In fact, Rose’s finding a nice offensive rhythm against Houston might have been the biggest development of the night, since he’d been struggling to find it. Yes, it was part of the game plan to drive to the rim, to counter Houston’s aggressive defense. Temple scored 24 of its points in the paint, got to the line for 28 free throws, and made an eye-popping 25 of 28 of them, led by 9 of 10 by both Rose and Nate Pierre-Louis, with Shizz Alston adding his typical 4-for-4.

Inside, Aflakpui hadn’t been getting the best of a matchup with Houston’s Breaon Brady, who showed enough moves to lead the Cougars with 19 points. Still, the advantage in second-chance points went to Temple. The Owls played like they knew the stakes.

And when it came down to the last second, the Owls had the Cougars right where they wanted them, at the chest of their 6-foot-10 big man. If a team is supposed to play to its strength, that’s exactly what Temple had done.
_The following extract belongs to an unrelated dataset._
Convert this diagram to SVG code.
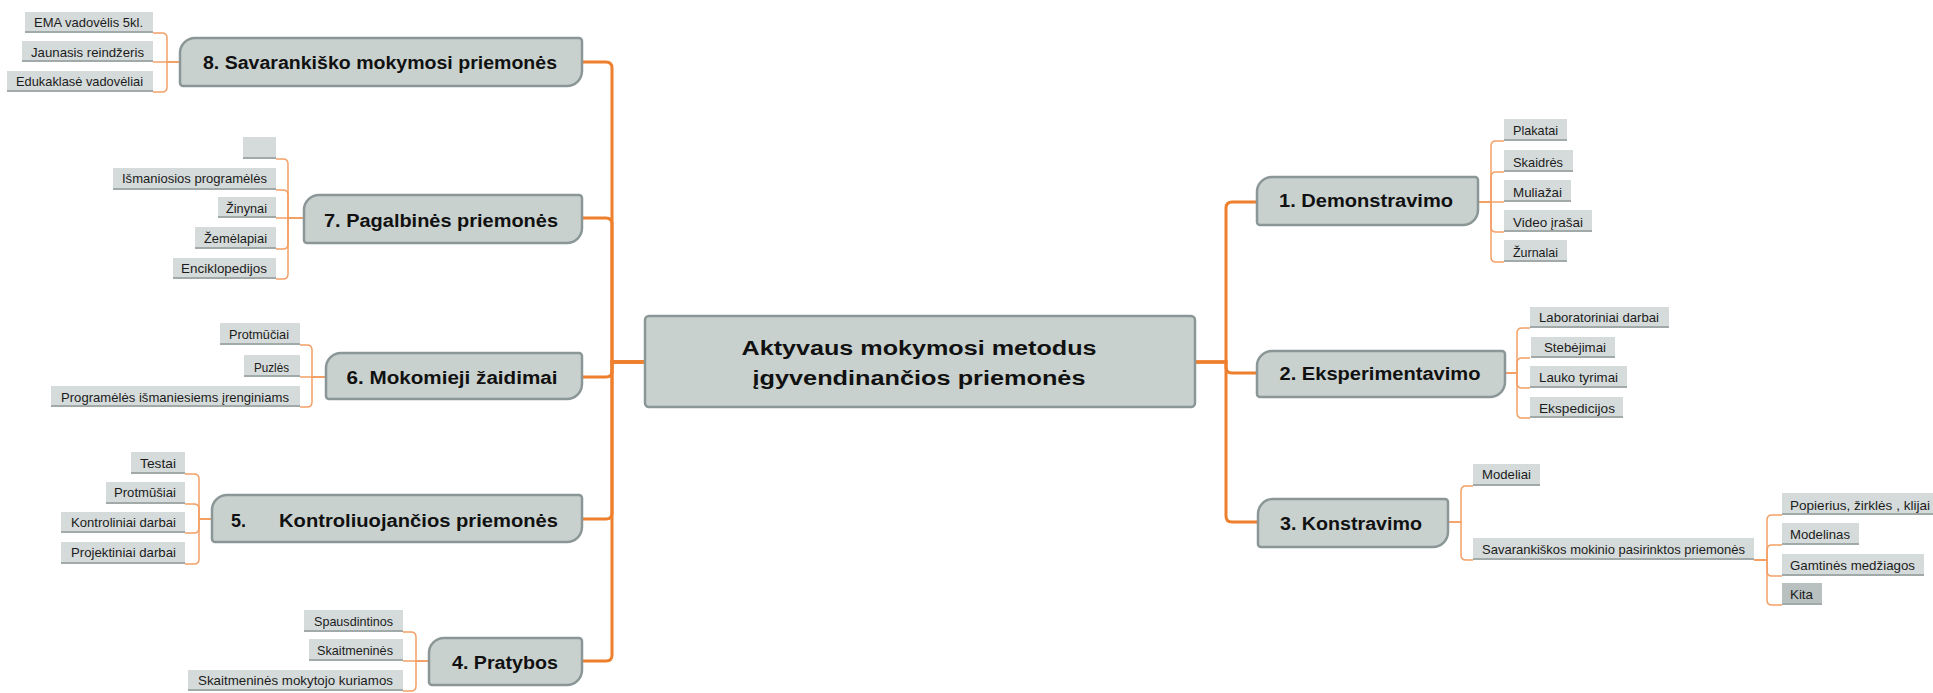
<svg xmlns="http://www.w3.org/2000/svg" width="1933" height="693" viewBox="0 0 1933 693">
<style>
.bg{fill:#ffffff}
.node{fill:#c9d1cf;stroke:#8b9797;stroke-width:2.5}
.nt{font-family:"Liberation Sans",Arial,sans-serif;font-weight:bold;font-size:18px;fill:#111;text-anchor:middle}
.ct{font-family:"Liberation Sans",Arial,sans-serif;font-weight:bold;font-size:20px;fill:#111;text-anchor:middle}
.lb{fill:#d5dbda}
.lbd{fill:#b8c1c0}
.ul{stroke:#a1aaa9;stroke-width:2;fill:none}
.lt{font-family:"Liberation Sans",Arial,sans-serif;font-size:13px;fill:#1c1c1c}
.main{fill:none;stroke:#ee7f2d;stroke-width:3;stroke-linecap:round}
.thin{fill:none;stroke:#f4a066;stroke-width:1.5}
</style>
<rect class="bg" x="0" y="0" width="1933" height="693"/>
<g id="connectors">
  <path class="main" d="M645 362 H612 V68 Q612 62 606 62 H582"/>
  <path class="main" d="M645 362 H612 V224 Q612 218 606 218 H582"/>
  <path class="main" d="M645 362 H612 V371 Q612 377 606 377 H582"/>
  <path class="main" d="M645 362 H612 V513 Q612 519 606 519 H582"/>
  <path class="main" d="M645 362 H612 V655 Q612 661 606 661 H582"/>
  <path class="main" d="M1195 362 H1226 V208 Q1226 202 1232 202 H1257"/>
  <path class="main" d="M1195 362 H1226 V367 Q1226 373 1232 373 H1257"/>
  <path class="main" d="M1195 362 H1226 V516 Q1226 522 1232 522 H1258"/>
  <path class="thin" d="M180 62 H167 V38 Q167 33 162 33 H153"/>
  <path class="thin" d="M180 62 H153"/>
  <path class="thin" d="M180 62 H167 V87 Q167 92 162 92 H153"/>
  <path class="thin" d="M304 218 H288 V164 Q288 159 283 159 H276"/>
  <path class="thin" d="M304 218 H288 V195 Q288 190 283 190 H276"/>
  <path class="thin" d="M304 218 H276"/>
  <path class="thin" d="M304 218 H288 V244 Q288 249 283 249 H276"/>
  <path class="thin" d="M304 218 H288 V274 Q288 279 283 279 H276"/>
  <path class="thin" d="M326 377 H312 V350 Q312 345 307 345 H300"/>
  <path class="thin" d="M326 377 H300"/>
  <path class="thin" d="M326 377 H312 V402 Q312 407 307 407 H300"/>
  <path class="thin" d="M212 519 H199 V479 Q199 474 194 474 H185"/>
  <path class="thin" d="M212 519 H199 V509 Q199 504 194 504 H185"/>
  <path class="thin" d="M212 519 H199 V528 Q199 533 194 533 H185"/>
  <path class="thin" d="M212 519 H199 V559 Q199 564 194 564 H185"/>
  <path class="thin" d="M429 661 H416 V637 Q416 632 411 632 H403"/>
  <path class="thin" d="M429 661 H403"/>
  <path class="thin" d="M429 661 H416 V686 Q416 691 411 691 H403"/>
  <path class="thin" d="M1478 202 H1491 V146 Q1491 141 1496 141 H1504"/>
  <path class="thin" d="M1478 202 H1491 V177 Q1491 172 1496 172 H1504"/>
  <path class="thin" d="M1478 202 H1504"/>
  <path class="thin" d="M1478 202 H1491 V227 Q1491 232 1496 232 H1504"/>
  <path class="thin" d="M1478 202 H1491 V257 Q1491 262 1496 262 H1504"/>
  <path class="thin" d="M1505 373 H1517 V333 Q1517 328 1522 328 H1530"/>
  <path class="thin" d="M1505 373 H1517 V363 Q1517 358 1522 358 H1530"/>
  <path class="thin" d="M1505 373 H1517 V383 Q1517 388 1522 388 H1530"/>
  <path class="thin" d="M1505 373 H1517 V413 Q1517 418 1522 418 H1530"/>
  <path class="thin" d="M1448 522 H1461 V491 Q1461 486 1466 486 H1473"/>
  <path class="thin" d="M1448 522 H1461 V555 Q1461 560 1466 560 H1473"/>
  <path class="thin" d="M1754 560 H1767 V520 Q1767 515 1772 515 H1782"/>
  <path class="thin" d="M1754 560 H1767 V550 Q1767 545 1772 545 H1782"/>
  <path class="thin" d="M1754 560 H1767 V571 Q1767 576 1772 576 H1782"/>
  <path class="thin" d="M1754 560 H1767 V600 Q1767 605 1772 605 H1782"/>
</g>
<g id="center">
  <rect class="node" x="645" y="316" width="550" height="91" rx="4" stroke-width="3"/>
  <text class="ct" x="919" y="355" textLength="355" lengthAdjust="spacingAndGlyphs">Aktyvaus mokymosi metodus</text>
  <text class="ct" x="919" y="385" textLength="333" lengthAdjust="spacingAndGlyphs">įgyvendinančios priemonės</text>
</g>
<g id="n8">
  <path class="node" d="M180 53 A15 15 0 0 1 195 38 H579 A3 3 0 0 1 582 41 V71 A15 15 0 0 1 567 86 H183 A3 3 0 0 1 180 83 Z"/>
  <text class="nt" x="380" y="69" textLength="354" lengthAdjust="spacingAndGlyphs">8. Savarankiško mokymosi priemonės</text>
</g>
<g id="n8a"><rect class="lb" x="25" y="12" width="128" height="21"/><path class="ul" d="M25 32 H153"/><text class="lt" x="34" y="27" textLength="109" lengthAdjust="spacingAndGlyphs">EMA vadovėlis 5kl.</text></g>
<g id="n8b"><rect class="lb" x="22" y="41" width="131" height="21"/><path class="ul" d="M22 61 H153"/><text class="lt" x="31" y="57" textLength="113" lengthAdjust="spacingAndGlyphs">Jaunasis reindžeris</text></g>
<g id="n8c"><rect class="lb" x="7" y="71" width="146" height="21"/><path class="ul" d="M7 91 H153"/><text class="lt" x="16" y="86" textLength="127" lengthAdjust="spacingAndGlyphs">Edukaklasė vadovėliai</text></g>
<g id="n7">
  <path class="node" d="M304 210 A15 15 0 0 1 319 195 H579 A3 3 0 0 1 582 198 V228 A15 15 0 0 1 567 243 H307 A3 3 0 0 1 304 240 Z"/>
  <text class="nt" x="441" y="227" textLength="234" lengthAdjust="spacingAndGlyphs">7. Pagalbinės priemonės</text>
</g>
<g id="n7a"><rect class="lb" x="243" y="137" width="33" height="22"/><path class="ul" d="M243 158 H276"/></g>
<g id="n7b"><rect class="lb" x="113" y="168" width="163" height="22"/><path class="ul" d="M113 189 H276"/><text class="lt" x="122" y="183" textLength="145" lengthAdjust="spacingAndGlyphs">Išmaniosios programėlės</text></g>
<g id="n7c"><rect class="lb" x="218" y="197" width="58" height="21"/><path class="ul" d="M218 217 H276"/><text class="lt" x="226" y="213" textLength="41" lengthAdjust="spacingAndGlyphs">Žinynai</text></g>
<g id="n7d"><rect class="lb" x="195" y="227" width="81" height="22"/><path class="ul" d="M195 248 H276"/><text class="lt" x="204" y="243" textLength="63" lengthAdjust="spacingAndGlyphs">Žemėlapiai</text></g>
<g id="n7e"><rect class="lb" x="173" y="258" width="103" height="21"/><path class="ul" d="M173 278 H276"/><text class="lt" x="181" y="273" textLength="86" lengthAdjust="spacingAndGlyphs">Enciklopedijos</text></g>
<g id="n6">
  <path class="node" d="M326 368 A15 15 0 0 1 341 353 H579 A3 3 0 0 1 582 356 V384 A15 15 0 0 1 567 399 H329 A3 3 0 0 1 326 396 Z"/>
  <text class="nt" x="452" y="384" textLength="211" lengthAdjust="spacingAndGlyphs">6. Mokomieji žaidimai</text>
</g>
<g id="n6a"><rect class="lb" x="220" y="323" width="80" height="22"/><path class="ul" d="M220 344 H300"/><text class="lt" x="229" y="339" textLength="60" lengthAdjust="spacingAndGlyphs">Protmūčiai</text></g>
<g id="n6b"><rect class="lb" x="244" y="355" width="56" height="22"/><path class="ul" d="M244 376 H300"/><text class="lt" x="254" y="372" textLength="35" lengthAdjust="spacingAndGlyphs">Puzlės</text></g>
<g id="n6c"><rect class="lb" x="51" y="386" width="249" height="21"/><path class="ul" d="M51 406 H300"/><text class="lt" x="61" y="402" textLength="228" lengthAdjust="spacingAndGlyphs">Programėlės išmaniesiems įrenginiams</text></g>
<g id="n5">
  <path class="node" d="M212 510 A15 15 0 0 1 227 495 H579 A3 3 0 0 1 582 498 V527 A15 15 0 0 1 567 542 H215 A3 3 0 0 1 212 539 Z"/>
  <text class="nt" y="527" style="text-anchor:start"><tspan x="231">5.</tspan><tspan x="279" textLength="279" lengthAdjust="spacingAndGlyphs">Kontroliuojančios priemonės</tspan></text>
</g>
<g id="n5a"><rect class="lb" x="131" y="452" width="54" height="22"/><path class="ul" d="M131 473 H185"/><text class="lt" x="140" y="468" textLength="36" lengthAdjust="spacingAndGlyphs">Testai</text></g>
<g id="n5b"><rect class="lb" x="106" y="482" width="79" height="22"/><path class="ul" d="M106 503 H185"/><text class="lt" x="114" y="497" textLength="62" lengthAdjust="spacingAndGlyphs">Protmūšiai</text></g>
<g id="n5c"><rect class="lb" x="61" y="512" width="124" height="21"/><path class="ul" d="M61 532 H185"/><text class="lt" x="71" y="527" textLength="105" lengthAdjust="spacingAndGlyphs">Kontroliniai darbai</text></g>
<g id="n5d"><rect class="lb" x="61" y="542" width="124" height="22"/><path class="ul" d="M61 563 H185"/><text class="lt" x="71" y="557" textLength="105" lengthAdjust="spacingAndGlyphs">Projektiniai darbai</text></g>
<g id="n4">
  <path class="node" d="M429 653 A15 15 0 0 1 444 638 H579 A3 3 0 0 1 582 641 V670 A15 15 0 0 1 567 685 H432 A3 3 0 0 1 429 682 Z"/>
  <text class="nt" x="505" y="669" textLength="106" lengthAdjust="spacingAndGlyphs">4. Pratybos</text>
</g>
<g id="n4a"><rect class="lb" x="304" y="610" width="99" height="22"/><path class="ul" d="M304 631 H403"/><text class="lt" x="314" y="626" textLength="79" lengthAdjust="spacingAndGlyphs">Spausdintinos</text></g>
<g id="n4b"><rect class="lb" x="309" y="639" width="94" height="22"/><path class="ul" d="M309 660 H403"/><text class="lt" x="317" y="655" textLength="76" lengthAdjust="spacingAndGlyphs">Skaitmeninės</text></g>
<g id="n4c"><rect class="lb" x="188" y="670" width="215" height="21"/><path class="ul" d="M188 690 H403"/><text class="lt" x="198" y="685" textLength="195" lengthAdjust="spacingAndGlyphs">Skaitmeninės mokytojo kuriamos</text></g>
<g id="n1">
  <path class="node" d="M1257 192 A15 15 0 0 1 1272 177 H1475 A3 3 0 0 1 1478 180 V210 A15 15 0 0 1 1463 225 H1260 A3 3 0 0 1 1257 222 Z"/>
  <text class="nt" x="1366" y="207" textLength="174" lengthAdjust="spacingAndGlyphs">1. Demonstravimo</text>
</g>
<g id="n1a"><rect class="lb" x="1504" y="119" width="63" height="22"/><path class="ul" d="M1504 140 H1567"/><text class="lt" x="1513" y="135" textLength="45" lengthAdjust="spacingAndGlyphs">Plakatai</text></g>
<g id="n1b"><rect class="lb" x="1504" y="150" width="69" height="22"/><path class="ul" d="M1504 171 H1573"/><text class="lt" x="1513" y="167" textLength="50" lengthAdjust="spacingAndGlyphs">Skaidrės</text></g>
<g id="n1c"><rect class="lb" x="1504" y="180" width="67" height="22"/><path class="ul" d="M1504 201 H1571"/><text class="lt" x="1513" y="197" textLength="49" lengthAdjust="spacingAndGlyphs">Muliažai</text></g>
<g id="n1d"><rect class="lb" x="1504" y="210" width="88" height="22"/><path class="ul" d="M1504 231 H1592"/><text class="lt" x="1513" y="227" textLength="70" lengthAdjust="spacingAndGlyphs">Video įrašai</text></g>
<g id="n1e"><rect class="lb" x="1504" y="240" width="63" height="22"/><path class="ul" d="M1504 261 H1567"/><text class="lt" x="1513" y="257" textLength="45" lengthAdjust="spacingAndGlyphs">Žurnalai</text></g>
<g id="n2">
  <path class="node" d="M1257 366 A15 15 0 0 1 1272 351 H1502 A3 3 0 0 1 1505 354 V382 A15 15 0 0 1 1490 397 H1260 A3 3 0 0 1 1257 394 Z"/>
  <text class="nt" x="1380" y="380" textLength="201" lengthAdjust="spacingAndGlyphs">2. Eksperimentavimo</text>
</g>
<g id="n2a"><rect class="lb" x="1530" y="307" width="139" height="21"/><path class="ul" d="M1530 327 H1669"/><text class="lt" x="1539" y="322" textLength="120" lengthAdjust="spacingAndGlyphs">Laboratoriniai darbai</text></g>
<g id="n2b"><rect class="lb" x="1531" y="337" width="84" height="21"/><path class="ul" d="M1531 357 H1615"/><text class="lt" x="1544" y="352" textLength="62" lengthAdjust="spacingAndGlyphs">Stebėjimai</text></g>
<g id="n2c"><rect class="lb" x="1530" y="366" width="97" height="22"/><path class="ul" d="M1530 387 H1627"/><text class="lt" x="1539" y="382" textLength="79" lengthAdjust="spacingAndGlyphs">Lauko tyrimai</text></g>
<g id="n2d"><rect class="lb" x="1530" y="397" width="93" height="21"/><path class="ul" d="M1530 417 H1623"/><text class="lt" x="1539" y="413" textLength="76" lengthAdjust="spacingAndGlyphs">Ekspedicijos</text></g>
<g id="n3">
  <path class="node" d="M1258 514 A15 15 0 0 1 1273 499 H1445 A3 3 0 0 1 1448 502 V532 A15 15 0 0 1 1433 547 H1261 A3 3 0 0 1 1258 544 Z"/>
  <text class="nt" x="1351" y="530" textLength="142" lengthAdjust="spacingAndGlyphs">3. Konstravimo</text>
</g>
<g id="n3a"><rect class="lb" x="1473" y="464" width="67" height="22"/><path class="ul" d="M1473 485 H1540"/><text class="lt" x="1482" y="479" textLength="49" lengthAdjust="spacingAndGlyphs">Modeliai</text></g>
<g id="n3b"><rect class="lb" x="1473" y="538" width="281" height="22"/><path class="ul" d="M1473 559 H1754"/><text class="lt" x="1482" y="554" textLength="263" lengthAdjust="spacingAndGlyphs">Savarankiškos mokinio pasirinktos priemonės</text></g>
<g id="n3b1"><rect class="lb" x="1782" y="493" width="151" height="22"/><path class="ul" d="M1782 514 H1933"/><text class="lt" x="1790" y="510" textLength="140" lengthAdjust="spacingAndGlyphs">Popierius, žirklės , klijai</text></g>
<g id="n3b2"><rect class="lb" x="1782" y="523" width="77" height="22"/><path class="ul" d="M1782 544 H1859"/><text class="lt" x="1790" y="539" textLength="60" lengthAdjust="spacingAndGlyphs">Modelinas</text></g>
<g id="n3b3"><rect class="lb" x="1782" y="554" width="142" height="22"/><path class="ul" d="M1782 575 H1924"/><text class="lt" x="1790" y="570" textLength="125" lengthAdjust="spacingAndGlyphs">Gamtinės medžiagos</text></g>
<g id="n3b4"><rect class="lbd" x="1782" y="583" width="40" height="22"/><path class="ul" d="M1782 604 H1822"/><text class="lt" x="1790" y="599" textLength="23" lengthAdjust="spacingAndGlyphs">Kita</text></g>
</svg>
Most big guys try to block shots. Why had Aflakpui, an Archbishop Carroll High graduate, charted a different course?

“In high school, I did both,’’ Aflakpui said. “Then once I came to college, it’s a different animal. So I pick and choose. … I think that helps me out. Sometimes you don’t know if I’m going to go for a block or charge. I just think it’s good to have both. It really paid off tonight.”

A season could have hinged on it? They can’t think like that on North Broad Street, even if it’s true.